ILWACO — On Saturday, June 10, people of all ages came out to paint the town red — and yellow and orange and blue — during the “color run” at Black Lake.

The event, which was sponsored by the nonprofit Wellspring Community Network, drew more than 130 racers, Wellspring Coalition Coordinator Vinessa Karnofski said.

Because Wellspring focuses on programs and issues affecting youth, organizers wanted to make the event accessible to kids and teens, Karnofski said. Local youth participated for free. Proceeds from adult entry fees and donations will benefit “YAK” program, which provides free activities nights for local teens.

The five-kilometer race emphasized fun rather than competition. As runners left the starting line in Black Lake Park, volunteers showered them in clouds of brilliantly dyed cornstarch. Volunteers at “color stations” blasted them with still more of the neon “paint.” Color Run promoters say the color powder is harmless, but many racers still wore sunglasses to protect their eyes and held their breath as they ran through the stations. By the time they reached the finish line, participants were covered from head to toe in color.

“Fun runs” of all kinds are becoming an increasingly popular pastime. Color runs — sometimes called “paint races” — caught on in the U.S. several years ago, as Utah-based Color-Run, LLC and other event producers began promoting the races as positive, family-friendly events. Thousands of paint races now take place around the world each year. Some include special themes, or glow-in-the-dark paint.

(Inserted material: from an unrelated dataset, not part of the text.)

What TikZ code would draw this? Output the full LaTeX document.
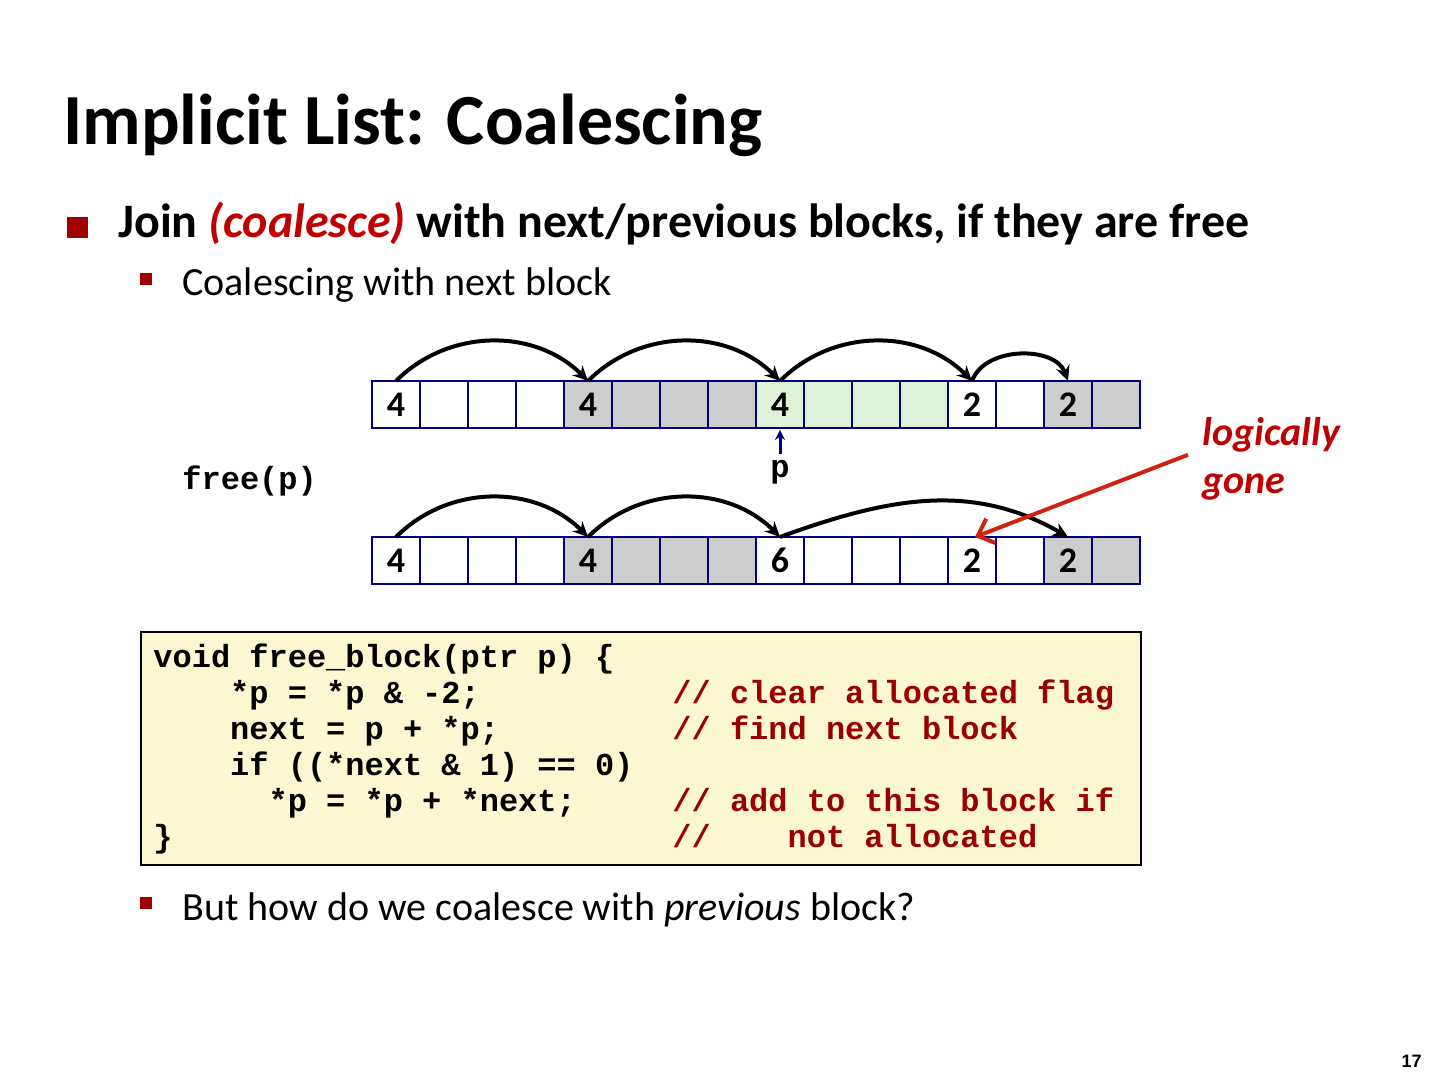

Paint races were inspired by Holi, a springtime Hindu festival that originated in India and Nepal. For observant Hindus, Holi starts as a meaningful religious occasion that emphasizes themes of renewal, forgiveness and thankfulness. After more formal ceremonies have taken place, participants take to the streets for a free-for-all color festival, in which no one is safe from being drenched with water guns or water balloons, and showered in a rainbow of colored powders.